● TASK TO CARRY OUT
Exclude the pictures, then repeat the remaining data exactly.

● DATASET EXCERPT
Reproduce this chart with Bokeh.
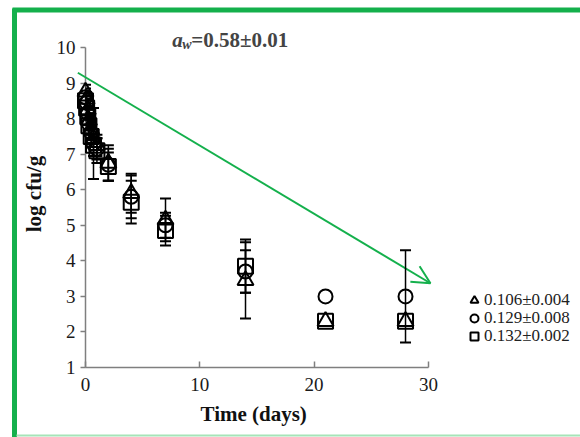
from bokeh.plotting import figure
from bokeh.models import (Arrow, OpenHead, Whisker, TeeHead, ColumnDataSource, Legend,
                          LegendItem, FixedTicker, Label, Range1d, Title)
from bokeh.embed import file_html
from bokeh.resources import INLINE

# ---- data ----
days = [0, 0.1, 0.2, 0.3, 0.5, 0.7, 1, 2, 4, 7, 14, 21, 28]
tri_vals = [8.75, 8.55, 8.25, 7.95, 7.7, 7.45, 7.25, 6.75, 5.9, 5.15, 3.45, 2.3, 2.3]
cir_vals = [8.6, 8.45, 8.15, 7.85, 7.6, 7.3, 7.15, 6.7, 5.8, 5.0, 3.7, 3.0, 3.0]
sq_vals = [8.5, 8.3, 8.05, 7.8, 7.5, 7.25, 7.1, 6.65, 5.65, 4.85, 3.85, 2.3, 2.3]
tri_err = [0.2, 0.2, 0.25, 0.2, 0.3, 0.25, 0.3, 0.5, 0.55, 0.6, 1.07, 0, 0]
cir_err = [0.25, 0.2, 0.2, 0.3, 0.3, 1.0, 0.3, 0.45, 0.6, 0.35, 0.6, 0, 1.3]
sq_err = [0.2, 0.25, 0.2, 0.25, 0.3, 0.3, 0.35, 0.4, 0.6, 0.42, 0.75, 0, 0]
series_labels = ["0.106\u00b10.004", "0.129\u00b10.008", "0.132\u00b10.002"]
x_ticks = [0, 10, 20, 30]
y_ticks = [1, 2, 3, 4, 5, 6, 7, 8, 9, 10]
trend_start = (-0.67, 9.29)
trend_end = (30.18, 3.37)

SERIF = "Liberation Serif"
GREEN = "#14b04c"

p = figure(width=580, height=437, output_backend="svg", toolbar_location=None, title=None,
           x_range=Range1d(0, 43.31), y_range=Range1d(1, 10.76),
           min_border_left=85, min_border_right=0, min_border_top=20, min_border_bottom=70)
p.grid.visible = False
p.outline_line_color = None
p.background_fill_color = "white"
p.border_fill_color = "white"

# axes
for ax in (p.xaxis[0], p.yaxis[0]):
    ax.axis_line_color = "#7f7f7f"
    ax.axis_line_width = 1.5
    ax.major_tick_line_color = "#7f7f7f"
    ax.major_tick_line_width = 1.5
    ax.minor_tick_line_color = None
    ax.major_label_text_font = SERIF
    ax.major_label_text_font_size = "19px"
    ax.major_label_text_color = "#1a1a1a"
    ax.axis_label_text_font = SERIF
    ax.axis_label_text_font_size = "21px"
    ax.axis_label_text_font_style = "bold"
    ax.axis_label_text_color = "#111111"

p.xaxis.ticker = FixedTicker(ticks=x_ticks)
p.xaxis.bounds = (0, 30)
p.xaxis.major_tick_in = 6
p.xaxis.major_tick_out = 0
p.xaxis.major_label_standoff = 10

# x-axis title, centred under the 0-30 span of the axis
p.add_layout(Title(text="Time (days)", align="left", offset=115, standoff=12,
                   vertical_align="bottom",
                   text_font=SERIF, text_font_size="21px", text_font_style="bold",
                   text_color="#111111"), "below")

p.yaxis.ticker = FixedTicker(ticks=y_ticks)
p.yaxis.bounds = (1, 10)
p.yaxis.major_tick_in = 0
p.yaxis.major_tick_out = 5
p.yaxis.major_label_standoff = 5
p.yaxis.axis_label = "log cfu/g"
p.yaxis.axis_label_standoff = 8

# error bars
def add_err(vals, errs):
    xs = [d for d, e in zip(days, errs) if e > 0]
    up = [v + e for v, e in zip(vals, errs) if e > 0]
    lo = [v - e for v, e in zip(vals, errs) if e > 0]
    src = ColumnDataSource(dict(x=xs, up=up, lo=lo))
    w = Whisker(source=src, base="x", upper="up", lower="lo", dimension="height",
                line_color="black", line_width=1.5, level="overlay",
                upper_head=TeeHead(size=11, line_color="black", line_width=2),
                lower_head=TeeHead(size=11, line_color="black", line_width=2))
    p.add_layout(w)

add_err(tri_vals, tri_err)
add_err(cir_vals, cir_err)
add_err(sq_vals, sq_err)

# markers
r_tri = p.scatter(days, tri_vals, marker="triangle", size=16, fill_alpha=0,
                  line_color="black", line_width=2, level="overlay")
r_cir = p.scatter(days, cir_vals, marker="circle", size=14, fill_alpha=0,
                  line_color="black", line_width=2, level="overlay")
r_sq = p.scatter(days, sq_vals, marker="square", size=15, fill_alpha=0,
                 line_color="black", line_width=2, level="overlay")

# trend arrow: shaft as a segment (not clipped), open head as an Arrow
p.segment([trend_start[0]], [trend_start[1]], [trend_end[0]], [trend_end[1]],
          line_color=GREEN, line_width=2, level="overlay")
p.add_layout(Arrow(end=OpenHead(size=18, line_color=GREEN, line_width=2),
                   x_start=trend_start[0], y_start=trend_start[1],
                   x_end=trend_end[0], y_end=trend_end[1],
                   line_alpha=0, level="overlay"))

# legend: one small legend per series, stacked
for i, (lab, r) in enumerate(zip(series_labels, [r_tri, r_cir, r_sq])):
    lg = Legend(items=[LegendItem(label=lab, renderers=[r])],
                location=(379, 57 - 18 * i), glyph_width=20, glyph_height=20,
                label_standoff=0, padding=0, margin=0, border_line_color=None,
                background_fill_alpha=0, label_text_font=SERIF,
                label_text_font_size="17px", label_text_color="#222222")
    p.add_layout(lg)

# title (a_w = 0.58 +/- 0.01)
tx, ty = 7.6, 10.2
p.add_layout(Label(x=tx, y=ty, text="a", text_font=SERIF, text_font_size="21px",
                   text_font_style="bold italic", text_baseline="alphabetic"))
p.add_layout(Label(x=tx, y=ty, x_offset=10, y_offset=-4, text="w", text_font=SERIF,
                   text_font_size="14px", text_font_style="bold italic",
                   text_baseline="alphabetic"))
p.add_layout(Label(x=tx, y=ty, x_offset=19, text="=0.58\u00b10.01", text_font=SERIF,
                   text_font_size="21px", text_font_style="bold",
                   text_baseline="alphabetic"))

# green page frame (decoration)
def px_x(px):
    return (px - 85) / 11.43

def px_y(py):
    return 1 + (367 - py) / 35.56

p.segment([px_x(12), px_x(14)], [px_y(9.5), px_y(8)], [px_x(582), px_x(14)],
          [px_y(9.5), px_y(440)], line_color=GREEN, line_width=5, level="overlay")
p.segment([px_x(16)], [px_y(435)], [px_x(582)], [px_y(435)],
          line_color="#a6e4b8", line_width=2, level="overlay")

open("out.html", "w").write(file_html(p, INLINE))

● RESPONSE TO THIS EXERCISE
Reproduce this chart with Bokeh.
from bokeh.plotting import figure
from bokeh.models import (Arrow, OpenHead, Whisker, TeeHead, ColumnDataSource, Legend,
                          LegendItem, FixedTicker, Label, Range1d, Title)
from bokeh.embed import file_html
from bokeh.resources import INLINE

# ---- data ----
days = [0, 0.1, 0.2, 0.3, 0.5, 0.7, 1, 2, 4, 7, 14, 21, 28]
tri_vals = [8.75, 8.55, 8.25, 7.95, 7.7, 7.45, 7.25, 6.75, 5.9, 5.15, 3.45, 2.3, 2.3]
cir_vals = [8.6, 8.45, 8.15, 7.85, 7.6, 7.3, 7.15, 6.7, 5.8, 5.0, 3.7, 3.0, 3.0]
sq_vals = [8.5, 8.3, 8.05, 7.8, 7.5, 7.25, 7.1, 6.65, 5.65, 4.85, 3.85, 2.3, 2.3]
tri_err = [0.2, 0.2, 0.25, 0.2, 0.3, 0.25, 0.3, 0.5, 0.55, 0.6, 1.07, 0, 0]
cir_err = [0.25, 0.2, 0.2, 0.3, 0.3, 1.0, 0.3, 0.45, 0.6, 0.35, 0.6, 0, 1.3]
sq_err = [0.2, 0.25, 0.2, 0.25, 0.3, 0.3, 0.35, 0.4, 0.6, 0.42, 0.75, 0, 0]
series_labels = ["0.106\u00b10.004", "0.129\u00b10.008", "0.132\u00b10.002"]
x_ticks = [0, 10, 20, 30]
y_ticks = [1, 2, 3, 4, 5, 6, 7, 8, 9, 10]
trend_start = (-0.67, 9.29)
trend_end = (30.18, 3.37)

SERIF = "Liberation Serif"
GREEN = "#14b04c"

p = figure(width=580, height=437, output_backend="svg", toolbar_location=None, title=None,
           x_range=Range1d(0, 43.31), y_range=Range1d(1, 10.76),
           min_border_left=85, min_border_right=0, min_border_top=20, min_border_bottom=70)
p.grid.visible = False
p.outline_line_color = None
p.background_fill_color = "white"
p.border_fill_color = "white"

# axes
for ax in (p.xaxis[0], p.yaxis[0]):
    ax.axis_line_color = "#7f7f7f"
    ax.axis_line_width = 1.5
    ax.major_tick_line_color = "#7f7f7f"
    ax.major_tick_line_width = 1.5
    ax.minor_tick_line_color = None
    ax.major_label_text_font = SERIF
    ax.major_label_text_font_size = "19px"
    ax.major_label_text_color = "#1a1a1a"
    ax.axis_label_text_font = SERIF
    ax.axis_label_text_font_size = "21px"
    ax.axis_label_text_font_style = "bold"
    ax.axis_label_text_color = "#111111"

p.xaxis.ticker = FixedTicker(ticks=x_ticks)
p.xaxis.bounds = (0, 30)
p.xaxis.major_tick_in = 6
p.xaxis.major_tick_out = 0
p.xaxis.major_label_standoff = 10

# x-axis title, centred under the 0-30 span of the axis
p.add_layout(Title(text="Time (days)", align="left", offset=115, standoff=12,
                   vertical_align="bottom",
                   text_font=SERIF, text_font_size="21px", text_font_style="bold",
                   text_color="#111111"), "below")

p.yaxis.ticker = FixedTicker(ticks=y_ticks)
p.yaxis.bounds = (1, 10)
p.yaxis.major_tick_in = 0
p.yaxis.major_tick_out = 5
p.yaxis.major_label_standoff = 5
p.yaxis.axis_label = "log cfu/g"
p.yaxis.axis_label_standoff = 8

# error bars
def add_err(vals, errs):
    xs = [d for d, e in zip(days, errs) if e > 0]
    up = [v + e for v, e in zip(vals, errs) if e > 0]
    lo = [v - e for v, e in zip(vals, errs) if e > 0]
    src = ColumnDataSource(dict(x=xs, up=up, lo=lo))
    w = Whisker(source=src, base="x", upper="up", lower="lo", dimension="height",
                line_color="black", line_width=1.5, level="overlay",
                upper_head=TeeHead(size=11, line_color="black", line_width=2),
                lower_head=TeeHead(size=11, line_color="black", line_width=2))
    p.add_layout(w)

add_err(tri_vals, tri_err)
add_err(cir_vals, cir_err)
add_err(sq_vals, sq_err)

# markers
r_tri = p.scatter(days, tri_vals, marker="triangle", size=16, fill_alpha=0,
                  line_color="black", line_width=2, level="overlay")
r_cir = p.scatter(days, cir_vals, marker="circle", size=14, fill_alpha=0,
                  line_color="black", line_width=2, level="overlay")
r_sq = p.scatter(days, sq_vals, marker="square", size=15, fill_alpha=0,
                 line_color="black", line_width=2, level="overlay")

# trend arrow: shaft as a segment (not clipped), open head as an Arrow
p.segment([trend_start[0]], [trend_start[1]], [trend_end[0]], [trend_end[1]],
          line_color=GREEN, line_width=2, level="overlay")
p.add_layout(Arrow(end=OpenHead(size=18, line_color=GREEN, line_width=2),
                   x_start=trend_start[0], y_start=trend_start[1],
                   x_end=trend_end[0], y_end=trend_end[1],
                   line_alpha=0, level="overlay"))

# legend: one small legend per series, stacked
for i, (lab, r) in enumerate(zip(series_labels, [r_tri, r_cir, r_sq])):
    lg = Legend(items=[LegendItem(label=lab, renderers=[r])],
                location=(379, 57 - 18 * i), glyph_width=20, glyph_height=20,
                label_standoff=0, padding=0, margin=0, border_line_color=None,
                background_fill_alpha=0, label_text_font=SERIF,
                label_text_font_size="17px", label_text_color="#222222")
    p.add_layout(lg)

# title (a_w = 0.58 +/- 0.01)
tx, ty = 7.6, 10.2
p.add_layout(Label(x=tx, y=ty, text="a", text_font=SERIF, text_font_size="21px",
                   text_font_style="bold italic", text_baseline="alphabetic"))
p.add_layout(Label(x=tx, y=ty, x_offset=10, y_offset=-4, text="w", text_font=SERIF,
                   text_font_size="14px", text_font_style="bold italic",
                   text_baseline="alphabetic"))
p.add_layout(Label(x=tx, y=ty, x_offset=19, text="=0.58\u00b10.01", text_font=SERIF,
                   text_font_size="21px", text_font_style="bold",
                   text_baseline="alphabetic"))

# green page frame (decoration)
def px_x(px):
    return (px - 85) / 11.43

def px_y(py):
    return 1 + (367 - py) / 35.56

p.segment([px_x(12), px_x(14)], [px_y(9.5), px_y(8)], [px_x(582), px_x(14)],
          [px_y(9.5), px_y(440)], line_color=GREEN, line_width=5, level="overlay")
p.segment([px_x(16)], [px_y(435)], [px_x(582)], [px_y(435)],
          line_color="#a6e4b8", line_width=2, level="overlay")

open("out.html", "w").write(file_html(p, INLINE))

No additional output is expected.